## WORK REQUIRED:
Set down, exactly as written, the lines from the top of the data to the line that holds "rightTicks = [0, 20, 40, 60, 80, 100];", and omit the pictures.

::::::

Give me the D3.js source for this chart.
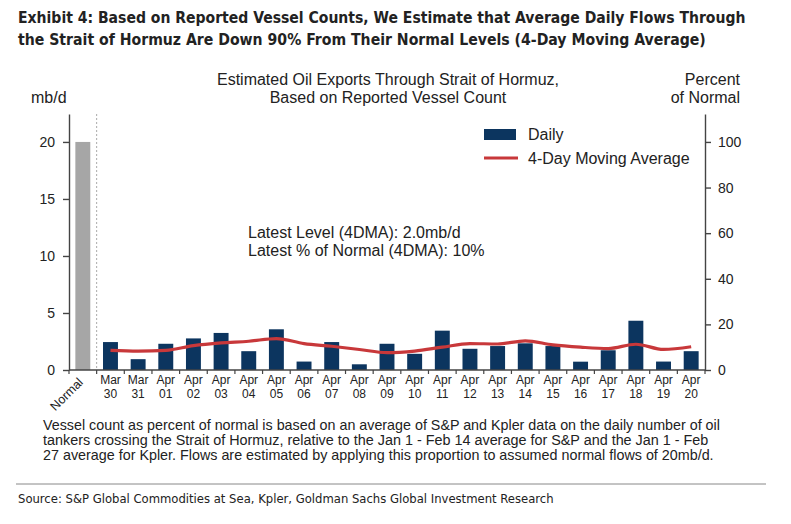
<!DOCTYPE html>
<html>
<head>
<meta charset="utf-8">
<script src="https://cdn.jsdelivr.net/npm/d3@7"></script>
<style>
  body { margin: 0; background: #fff; }
  svg { display: block; }
</style>
</head>
<body>
<svg id="chart" width="791" height="524"></svg>
<script>
var categories = ["Normal", "Mar 30", "Mar 31", "Apr 01", "Apr 02", "Apr 03", "Apr 04", "Apr 05",
  "Apr 06", "Apr 07", "Apr 08", "Apr 09", "Apr 10", "Apr 11", "Apr 12", "Apr 13", "Apr 14",
  "Apr 15", "Apr 16", "Apr 17", "Apr 18", "Apr 19", "Apr 20"];

// mb/d, first value is the assumed normal flow
var daily = [20, 2.45, 0.95, 2.3, 2.77, 3.25, 1.65, 3.57, 0.74, 2.45, 0.5, 2.3, 1.42, 3.45,
  1.86, 2.1, 2.34, 2.1, 0.73, 1.73, 4.32, 0.74, 1.65];

// percent of normal, 4-day moving average (no value for the Normal column)
var movingAvg = [null, 8.6, 8.3, 8.6, 10.7, 11.9, 12.6, 13.8, 11.6, 10.4, 9.0, 7.6, 8.3, 10.0,
  11.6, 11.4, 12.8, 11.0, 10.0, 9.4, 11.3, 9.0, 10.2];

var leftTicks = [0, 5, 10, 15, 20],
    rightTicks = [0, 20, 40, 60, 80, 100];

var titleLines = [
  "Exhibit 4: Based on Reported Vessel Counts, We Estimate that Average Daily Flows Through",
  "the Strait of Hormuz Are Down 90% From Their Normal Levels (4-Day Moving Average)"
];
var noteLines = [
  "Vessel count as percent of normal is based on an average of S&P and Kpler data on the daily number of oil",
  "tankers crossing the Strait of Hormuz, relative to the Jan 1 - Feb 14 average for S&P and the Jan 1 - Feb",
  "27 average for Kpler. Flows are estimated by applying this proportion to assumed normal flows of 20mb/d."
];
var sourceText = "Source: S&P Global Commodities at Sea, Kpler, Goldman Sachs Global Investment Research";

var svg = d3.select("#chart"),
    chartFont = "'Liberation Sans', Arial, sans-serif",
    narrowFont = "'Liberation Sans Narrow', 'DejaVu Sans Condensed', 'Liberation Sans', sans-serif",
    ink = "#222",
    navy = "#0c355f",
    red = "#c8383a";

// Shrink or grow a text's font so that it spans the width seen in the reference
var fitWidth = function(sel, size, widths) {
  sel.each(function(d, i) {
    var w = this.getComputedTextLength(),
        target = typeof widths === "function" ? widths(d, i) : widths;
    if (w > 0) d3.select(this).style("font-size", (size * target / w).toFixed(2) + "px");
  });
};

svg.append("rect").attr("width", 791).attr("height", 524).attr("fill", "#fff");

var x = d3.scaleBand().domain(categories).range([69, 705]).paddingInner(0.46).paddingOuter(0.23),
    y = d3.scaleLinear().domain([0, 22.45]).range([370, 114]),
    yPct = d3.scaleLinear().domain([0, 112.25]).range([370, 114]);

// Title
svg.selectAll(".title").data(titleLines).enter().append("text")
  .attr("class", "title")
  .attr("x", 18)
  .attr("y", function(d, i) { return 23 + i * 22; })
  .style("font-family", narrowFont)
  .style("font-weight", "bold")
  .style("font-size", "18px")
  .attr("fill", ink)
  .text(function(d) { return d; })
  .call(fitWidth, 18, function(d, i) { return i === 0 ? 728 : 688; });

// Headers above the plot
var header = function(txt, xp, yp, anchor) {
  return svg.append("text").attr("x", xp).attr("y", yp)
    .attr("text-anchor", anchor)
    .style("font-family", chartFont).style("font-size", "16px")
    .attr("fill", ink).text(txt);
};
header("Estimated Oil Exports Through Strait of Hormuz,", 388, 85, "middle");
header("Based on Reported Vessel Count", 388, 103, "middle");
header("mb/d", 31, 103, "start");
header("Percent", 740, 85, "end");
header("of Normal", 740, 103, "end");

// Bars
svg.selectAll(".bar").data(daily).enter().append("rect")
  .attr("class", "bar")
  .attr("x", function(d, i) { return x(categories[i]); })
  .attr("width", x.bandwidth())
  .attr("y", function(d) { return y(d); })
  .attr("height", function(d) { return y(0) - y(d); })
  .attr("fill", function(d, i) { return i === 0 ? "#a6a6a6" : navy; });

// Separator between Normal and the daily series
var gap = (x.step() - x.bandwidth()) / 2,
    sepX = x(categories[1]) - gap;
svg.append("line")
  .attr("x1", sepX).attr("x2", sepX)
  .attr("y1", 114).attr("y2", 370)
  .attr("stroke", "#aaa").attr("stroke-width", 1)
  .attr("stroke-dasharray", "2,2");

// Moving average line
var line = d3.line()
  .defined(function(d) { return d !== null; })
  .x(function(d, i) { return x(categories[i]) + x.bandwidth() / 2; })
  .y(function(d) { return yPct(d); })
  .curve(d3.curveMonotoneX);

svg.append("path").datum(movingAvg)
  .attr("d", line)
  .attr("fill", "none")
  .attr("stroke", red)
  .attr("stroke-width", 3.2);

// Axes
var styleAxis = function(g) {
  g.selectAll("path, line").attr("stroke", "#444").attr("stroke-width", 1.4);
  g.selectAll("text").style("font-family", chartFont).style("font-size", "14px").attr("fill", ink);
};

svg.append("g").attr("transform", "translate(69,0)")
  .call(d3.axisLeft(y).tickValues(leftTicks).tickSize(6).tickSizeOuter(0).tickPadding(8))
  .call(styleAxis);

svg.append("g").attr("transform", "translate(705,0)")
  .call(d3.axisRight(yPct).tickValues(rightTicks).tickSize(6).tickSizeOuter(0).tickPadding(7))
  .call(styleAxis);

// Category axis: ticks sit on the band boundaries
var bounds = categories.map(function(c) { return x(c) - gap; }).concat([705]);
svg.append("line")
  .attr("x1", 69).attr("x2", 705).attr("y1", 370).attr("y2", 370)
  .attr("stroke", "#444").attr("stroke-width", 1.4);
svg.selectAll(".xtick").data(bounds).enter().append("line")
  .attr("class", "xtick")
  .attr("x1", function(d) { return d; }).attr("x2", function(d) { return d; })
  .attr("y1", 370).attr("y2", 374)
  .attr("stroke", "#444").attr("stroke-width", 1.2);

var dateLabels = svg.selectAll(".xlab").data(categories.slice(1)).enter().append("text")
  .attr("class", "xlab")
  .attr("text-anchor", "middle")
  .style("font-family", chartFont).style("font-size", "12px")
  .attr("fill", ink);
dateLabels.append("tspan")
  .attr("x", function(d) { return x(d) + x.bandwidth() / 2; })
  .attr("y", 384)
  .text(function(d) { return d.split(" ")[0]; });
dateLabels.append("tspan")
  .attr("x", function(d) { return x(d) + x.bandwidth() / 2; })
  .attr("y", 398)
  .text(function(d) { return d.split(" ")[1]; });

svg.append("text")
  .attr("transform", "translate(" + (x(categories[0]) + x.bandwidth() / 2 + 1) + ",383) rotate(-45)")
  .attr("text-anchor", "end")
  .style("font-family", chartFont).style("font-size", "12.5px")
  .attr("fill", ink)
  .text(categories[0]);

// Legend
svg.append("rect").attr("x", 484).attr("y", 129).attr("width", 32).attr("height", 11).attr("fill", navy);
svg.append("line").attr("x1", 484).attr("x2", 518).attr("y1", 158).attr("y2", 158)
  .attr("stroke", red).attr("stroke-width", 3.2);
header("Daily", 528, 140, "start");
header("4-Day Moving Average", 528, 164, "start");

// Latest values
var latest = movingAvg[movingAvg.length - 1];
header("Latest Level (4DMA): " + d3.format(".1f")(latest / 5) + "mb/d", 248, 238, "start");
header("Latest % of Normal (4DMA): " + d3.format(".0f")(latest) + "%", 248, 256, "start");

// Footnote
svg.selectAll(".note").data(noteLines).enter().append("text")
  .attr("class", "note")
  .attr("x", 43)
  .attr("y", function(d, i) { return 430 + i * 15; })
  .style("font-family", chartFont).style("font-size", "14px")
  .attr("fill", ink)
  .text(function(d) { return d; })
  .call(fitWidth, 14, function(d, i) { return [677, 666, 671][i]; });

svg.append("line").attr("x1", 16).attr("x2", 766).attr("y1", 484).attr("y2", 484)
  .attr("stroke", "#888").attr("stroke-width", 1);

svg.append("text")
  .attr("x", 18).attr("y", 503)
  .style("font-family", narrowFont).style("font-size", "13px")
  .attr("fill", ink)
  .text(sourceText)
  .call(fitWidth, 13, 536);
</script>
</body>
</html>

::::::

## FULL SOLUTION:
Give me the D3.js source for this chart.
<!DOCTYPE html>
<html>
<head>
<meta charset="utf-8">
<script src="https://cdn.jsdelivr.net/npm/d3@7"></script>
<style>
  body { margin: 0; background: #fff; }
  svg { display: block; }
</style>
</head>
<body>
<svg id="chart" width="791" height="524"></svg>
<script>
var categories = ["Normal", "Mar 30", "Mar 31", "Apr 01", "Apr 02", "Apr 03", "Apr 04", "Apr 05",
  "Apr 06", "Apr 07", "Apr 08", "Apr 09", "Apr 10", "Apr 11", "Apr 12", "Apr 13", "Apr 14",
  "Apr 15", "Apr 16", "Apr 17", "Apr 18", "Apr 19", "Apr 20"];

// mb/d, first value is the assumed normal flow
var daily = [20, 2.45, 0.95, 2.3, 2.77, 3.25, 1.65, 3.57, 0.74, 2.45, 0.5, 2.3, 1.42, 3.45,
  1.86, 2.1, 2.34, 2.1, 0.73, 1.73, 4.32, 0.74, 1.65];

// percent of normal, 4-day moving average (no value for the Normal column)
var movingAvg = [null, 8.6, 8.3, 8.6, 10.7, 11.9, 12.6, 13.8, 11.6, 10.4, 9.0, 7.6, 8.3, 10.0,
  11.6, 11.4, 12.8, 11.0, 10.0, 9.4, 11.3, 9.0, 10.2];

var leftTicks = [0, 5, 10, 15, 20],
    rightTicks = [0, 20, 40, 60, 80, 100];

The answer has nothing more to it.